Ó cavalo do Mazouco,
ó pedra divâ de pescadores,
ó margens afiadas pelas águas?
Dai-me a ilusão de meu tesouro
estar inteiro ainda nestas fragas
e ser inspirador de meus valores!

A última invenção começou naquele museu em que se transformou a cadeia de Freixo, depois continuou no de Guerra Junqueiro, dois lugares que se acumulam de memórias sintomáticas do que somos cada vez mais contra nossa vontade inicial. Mas também o amor se cansa de compor e pede descansos à idade.

sábado, abril 07, 2012

Tempo de ressurreição e/ou de insurreição

No cristianismo é nuclear a fé na ressurreição. Na política é nuclear a ideia de insurreição. Os dois sujeitos frásicos anteriores têm a mesma origem, um indicando o movimento do interior para o exterior, outro indicando o movimento contrário. A preparar, ou a anteceder estes dois momentos, temos a ideia das trevas, ou seja, a ideia nuclear de noite, ou de falta de luz, ou de falha humana, ou de pecado. Ressuscitamos vencendo as trevas, insurgimo-nos para vencermos as falhas. Esta ideia da necessidade do vencimento de uma limitação é que nos move, no interior daquelas isotopias de sentido, a de ressurreição e a de insurreição.

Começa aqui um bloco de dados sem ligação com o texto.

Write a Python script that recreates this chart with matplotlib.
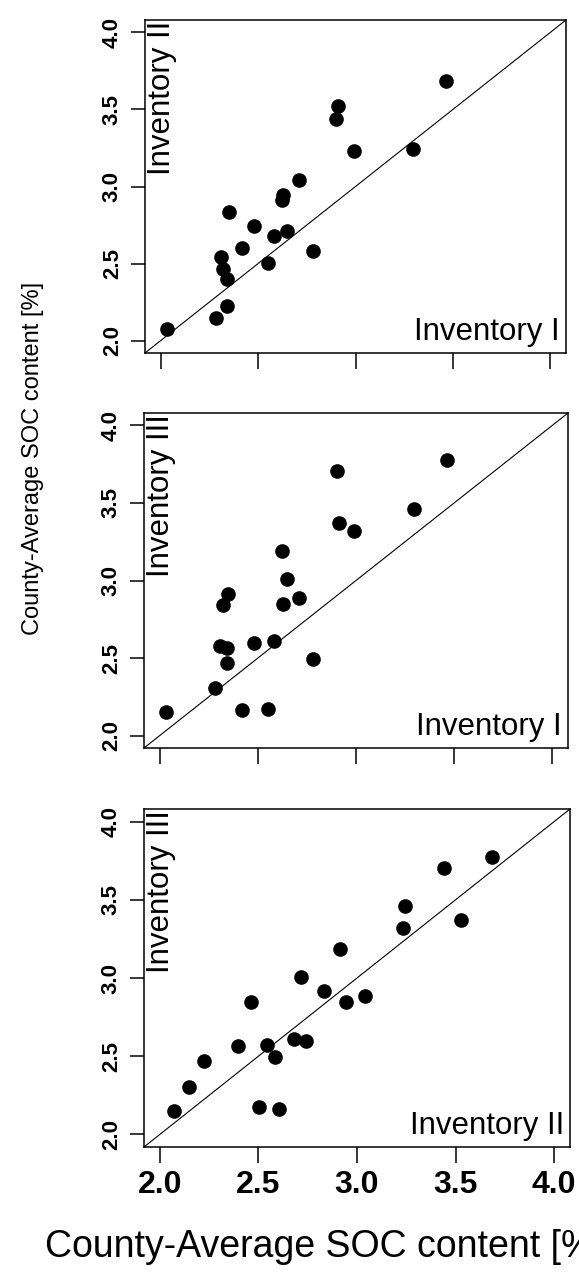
import matplotlib.pyplot as plt

plt.rcParams['font.family'] = ['Liberation Sans', 'DejaVu Sans']

# county-average SOC content [%], same county order in every list
inv1 = [2.031, 2.284, 2.342, 2.550, 2.419, 2.342, 2.309, 2.780, 2.322, 2.580, 2.480,
        2.651, 2.350, 2.628, 2.622, 2.712, 2.992, 3.293, 2.912, 2.902, 3.466]
inv2 = [2.073, 2.146, 2.223, 2.503, 2.602, 2.397, 2.542, 2.582, 2.463, 2.680, 2.742,
        2.714, 2.835, 2.946, 2.914, 3.042, 3.233, 3.243, 3.525, 3.440, 3.683]
inv3 = [2.152, 2.306, 2.468, 2.174, 2.163, 2.563, 2.575, 2.495, 2.844, 2.610, 2.596,
        3.008, 2.914, 2.847, 3.188, 2.888, 3.318, 3.462, 3.372, 3.703, 3.775]

ticks = [2.0, 2.5, 3.0, 3.5, 4.0]
tick_labels = ['2.0', '2.5', '3.0', '3.5', '4.0']

panels = [
    (inv1, inv2, 'Inventory I', 'Inventory II'),
    (inv1, inv3, 'Inventory I', 'Inventory III'),
    (inv2, inv3, 'Inventory II', 'Inventory III'),
]

W, H = 579, 1275
# box edges in pixels: left, right, top, bottom
boxes = [(145, 566, 20, 353), (144, 568, 413, 748), (144, 570, 809, 1147)]

fig = plt.figure(figsize=(W / 100, H / 100), dpi=100)

for i, ((xs, ys, xname, yname), (l, r, t, b)) in enumerate(zip(panels, boxes)):
    ax = fig.add_axes([l / W, 1 - b / H, (r - l) / W, (b - t) / H])
    ax.plot(xs, ys, 'o', color='black', markersize=9.5)
    ax.axline((0, 0), slope=1, color='black', lw=0.8)
    ax.set_xlim(1.92, 4.08)
    ax.set_ylim(1.92, 4.08)
    ax.set_xticks(ticks)
    ax.set_yticks(ticks)
    ax.set_yticklabels(tick_labels, rotation=90, va='center',
                       fontsize=16, fontweight='bold')
    if i == 2:
        ax.set_xticklabels(tick_labels, fontsize=23, fontweight='bold')
    else:
        ax.set_xticklabels([])
    ax.tick_params(axis='x', length=11.5, width=1.1, pad=5)
    ax.tick_params(axis='y', length=10, width=1.1, pad=6)
    for s in ax.spines.values():
        s.set_linewidth(1.1)

    ax.annotate(yname, xy=(0, 1), xycoords='axes fraction',
                xytext=(2, -1), textcoords='offset pixels',
                rotation=90, ha='left', va='top', fontsize=22.5)
    ax.annotate(xname, xy=(1, 0), xycoords='axes fraction',
                xytext=(-6, 6), textcoords='offset pixels',
                ha='right', va='bottom', fontsize=22.5)

fig.text(33 / W, 1 - 458 / H, 'County-Average SOC content [%]',
         rotation=90, ha='center', va='center', fontsize=17)
fig.text(45 / W, 1 - 1257 / H, 'County-Average SOC content [%]',
         ha='left', va='baseline', fontsize=27)

fig.savefig('out.png', dpi=100)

Em Freixo de Espada à Cinta pratica-se um ritual de expiação da noite, ou da falha de luz, ou do pecado, ou da morte, que, por estranho que pareça que o não é, se compreende melhor pelo lado da paródia humana que pelo lado da tragédia preparada. Alguém arrasta pela noite escura os grilhões da culpa, concretizada nas relhas do arado e nas correntes de ferro, em sete tempos ou passos espaçados. Um coro interpreta uma salmodia em latim estropiado e outra a seguir em vernáculo, a primeira percebendo-se que invoca a morte e a sua superação, a segunda rezando pelas almas e invocando a paixão vivida por Maria. Uma velha curvadíssima conduz uma candeia de azeite, dando de beber, pela bota do vinho que leva dependurada, a quem lho solicitar, representação que é geradora do momento mais paródico do ritual, que a noite do escuro das ruas disfarça quanto pode. Pela vila fica a ouvir-se por tempos o arrastar dos grilhões e a polifonia masculina.

Na política, cada vez é mais difícil viver sem a ideia de insurreição instalada no processador central.

Nota: já procurei explicações para esta tradição de Freixo de Espada à Cinta. De quanto li e do que vi, inclino-me para o interpretar mais pelo lado da seriedade paródica do teatro de rua. Todavia também aceito que lhe pareçam bem todas as explicações e descrições que o ligam à encomendação das almas. Mas, ao vê-lo, consolidei a ideia de que ele pode acolher culturalmente vivências quaresmais mais participadas, ganhando densidade.

quinta-feira, abril 05, 2012

Caminhos reparados.













Quando fui estudar para a Régua, concretamente para o seminário espiritano de Godim, no ano sessenta e quatro do século passado, a ponte do caminho de ferro já era um monumento inutilizado, dizia-se que ali o comboio passara uma vez e que nunca mais haveria de passar. Lembro-me de terem sido tristes todas as vezes que olhei aquela ponte, frustrada ao comboio para a outra margem, exemplo acabado da infelicidade nacional, mancha acarvoada na paisagem.













Mas no dia 30 de Março deste ano de 2012, atravessei a pé a ponte do comboio da Régua, a mesma ponte que se enegrecera de tristeza e que agora até me parecia da cor das asas dos pássaros como corvos e melros e milhafres. O chão é de madeira tratada, tem luzes e luzinhas, é espaçosa para além da estreiteza dos carris, é linda. A minha mulher até estranhou o meu contentamento, a minha alegria infantil por atravessar a ponte, para lá e para cá.













De quem quer que tenha sido a iniciativa e a acção e o investimento está de parabéns. Só se fica agora a lamentar todo o tempo que foi preciso para dar reparação a uma linha que a sorte coroara de tristeza, negrura e ferrugem. As margens do Douro estão mais humanizadas, mais suadas, é certo, mas porventura também mais gostosas de se gozarem. Saia um cálice de tratado!